Dis the midpoint of side $B C$ of $\triangle A B C$ and $E$ is the midpoint of $B D$. If $O$ is the midpoint of $A E$, prove that ar $(\triangle B O E)=\frac{1}{8}$ ar( $\triangle A B C$ ).
$D$ is the midpoint of side $B C$ of $\triangle A B C$.
$\Rightarrow \mathrm{AD}$ is the median of $\triangle \mathrm{ABC}$.

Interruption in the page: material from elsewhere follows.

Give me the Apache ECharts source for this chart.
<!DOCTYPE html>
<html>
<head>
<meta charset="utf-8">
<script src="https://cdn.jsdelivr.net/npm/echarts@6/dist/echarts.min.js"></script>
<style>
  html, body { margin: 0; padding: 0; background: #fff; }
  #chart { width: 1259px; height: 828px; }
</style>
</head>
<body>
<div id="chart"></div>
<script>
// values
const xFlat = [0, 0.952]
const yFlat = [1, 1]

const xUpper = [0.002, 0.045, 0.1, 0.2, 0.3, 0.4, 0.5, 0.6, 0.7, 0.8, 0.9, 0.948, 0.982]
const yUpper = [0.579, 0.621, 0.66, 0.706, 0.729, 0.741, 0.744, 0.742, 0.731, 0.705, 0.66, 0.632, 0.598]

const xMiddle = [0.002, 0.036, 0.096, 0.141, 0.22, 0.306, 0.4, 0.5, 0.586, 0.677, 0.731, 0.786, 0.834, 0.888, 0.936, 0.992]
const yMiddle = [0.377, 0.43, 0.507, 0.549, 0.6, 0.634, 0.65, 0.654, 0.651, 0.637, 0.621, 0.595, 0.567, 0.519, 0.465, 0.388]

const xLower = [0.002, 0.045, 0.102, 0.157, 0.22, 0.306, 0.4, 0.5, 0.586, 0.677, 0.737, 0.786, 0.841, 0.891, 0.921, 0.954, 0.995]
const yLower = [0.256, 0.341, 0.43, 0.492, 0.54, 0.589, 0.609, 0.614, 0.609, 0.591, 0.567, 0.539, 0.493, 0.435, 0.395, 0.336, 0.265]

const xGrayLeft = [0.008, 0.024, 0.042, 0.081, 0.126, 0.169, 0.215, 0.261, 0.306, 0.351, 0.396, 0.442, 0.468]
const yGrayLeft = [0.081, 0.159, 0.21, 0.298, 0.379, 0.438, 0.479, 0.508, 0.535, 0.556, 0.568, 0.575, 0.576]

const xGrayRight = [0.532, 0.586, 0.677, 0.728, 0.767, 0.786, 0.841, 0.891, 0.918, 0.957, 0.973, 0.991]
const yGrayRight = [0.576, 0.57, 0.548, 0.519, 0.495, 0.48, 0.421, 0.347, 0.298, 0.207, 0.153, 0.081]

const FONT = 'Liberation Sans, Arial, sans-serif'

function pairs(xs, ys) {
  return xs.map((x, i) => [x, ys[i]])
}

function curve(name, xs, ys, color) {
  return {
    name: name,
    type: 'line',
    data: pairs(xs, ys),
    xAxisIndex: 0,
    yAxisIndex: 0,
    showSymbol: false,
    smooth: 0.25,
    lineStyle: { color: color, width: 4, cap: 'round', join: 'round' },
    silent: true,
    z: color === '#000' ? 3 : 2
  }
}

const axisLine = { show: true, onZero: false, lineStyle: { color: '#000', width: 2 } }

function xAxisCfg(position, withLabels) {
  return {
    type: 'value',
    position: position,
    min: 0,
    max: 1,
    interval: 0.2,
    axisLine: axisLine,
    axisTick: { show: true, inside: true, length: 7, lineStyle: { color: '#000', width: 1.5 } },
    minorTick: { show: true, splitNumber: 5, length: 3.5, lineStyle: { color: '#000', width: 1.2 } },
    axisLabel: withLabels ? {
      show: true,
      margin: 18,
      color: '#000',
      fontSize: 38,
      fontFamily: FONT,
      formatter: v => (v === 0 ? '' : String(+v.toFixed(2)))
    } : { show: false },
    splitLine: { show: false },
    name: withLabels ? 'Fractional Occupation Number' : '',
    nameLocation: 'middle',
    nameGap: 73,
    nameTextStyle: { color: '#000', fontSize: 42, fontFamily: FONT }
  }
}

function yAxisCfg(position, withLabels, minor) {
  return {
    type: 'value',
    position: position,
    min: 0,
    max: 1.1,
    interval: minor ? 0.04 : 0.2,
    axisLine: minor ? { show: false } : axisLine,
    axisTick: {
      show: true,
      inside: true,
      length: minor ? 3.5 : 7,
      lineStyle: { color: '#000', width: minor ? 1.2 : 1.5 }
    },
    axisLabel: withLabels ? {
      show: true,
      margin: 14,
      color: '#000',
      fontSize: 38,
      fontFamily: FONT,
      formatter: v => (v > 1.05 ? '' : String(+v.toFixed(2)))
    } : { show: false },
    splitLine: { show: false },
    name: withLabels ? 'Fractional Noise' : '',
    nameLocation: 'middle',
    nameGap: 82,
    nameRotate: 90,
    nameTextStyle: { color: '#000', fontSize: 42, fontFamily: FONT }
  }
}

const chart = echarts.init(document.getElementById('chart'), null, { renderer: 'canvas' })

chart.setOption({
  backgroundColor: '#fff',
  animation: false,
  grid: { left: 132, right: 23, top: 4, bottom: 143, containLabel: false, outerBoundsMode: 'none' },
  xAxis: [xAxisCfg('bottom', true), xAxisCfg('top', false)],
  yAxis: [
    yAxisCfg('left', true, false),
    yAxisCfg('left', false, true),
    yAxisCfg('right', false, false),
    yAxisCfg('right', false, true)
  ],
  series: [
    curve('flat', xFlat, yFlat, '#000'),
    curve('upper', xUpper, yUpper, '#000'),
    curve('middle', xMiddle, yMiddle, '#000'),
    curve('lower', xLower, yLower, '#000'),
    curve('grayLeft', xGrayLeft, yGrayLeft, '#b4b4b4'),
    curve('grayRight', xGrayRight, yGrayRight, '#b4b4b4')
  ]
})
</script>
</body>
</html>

$\Rightarrow \operatorname{ar}(\triangle \mathrm{ABD})=\operatorname{ar}(\triangle \mathrm{ACD})=\frac{1}{2} \operatorname{ar}(\triangle \mathrm{ABC})$
$E$ is the midpoint of $B D$ of $\triangle A B D$,
$\Rightarrow \mathrm{AE}$ is the median of $\triangle \mathrm{ABD}$
$\Rightarrow \operatorname{ar}(\triangle \mathrm{ABE})=\operatorname{ar}(\triangle \mathrm{AED})=\frac{1}{2} \operatorname{ar}(\triangle \mathrm{ABD})=\frac{1}{4} \operatorname{ar}(\triangle \mathrm{ABC})$
Also, O is the midpoint of AE,
$\Rightarrow B O$ is the median of $\triangle A B E$
$\Rightarrow \operatorname{ar}(\triangle \mathrm{ABO})=\operatorname{ar}(\triangle \mathrm{BOE})=\frac{1}{2} \operatorname{ar}(\triangle \mathrm{ABE})=\frac{1}{4} \operatorname{ar}(\triangle \mathrm{ABD})=\frac{1}{8} \operatorname{ar}(\triangle \mathrm{ABC})$
Thus, $\operatorname{ar}(\Delta B O E)=\frac{1}{8} \operatorname{ar}(\Delta A B C)$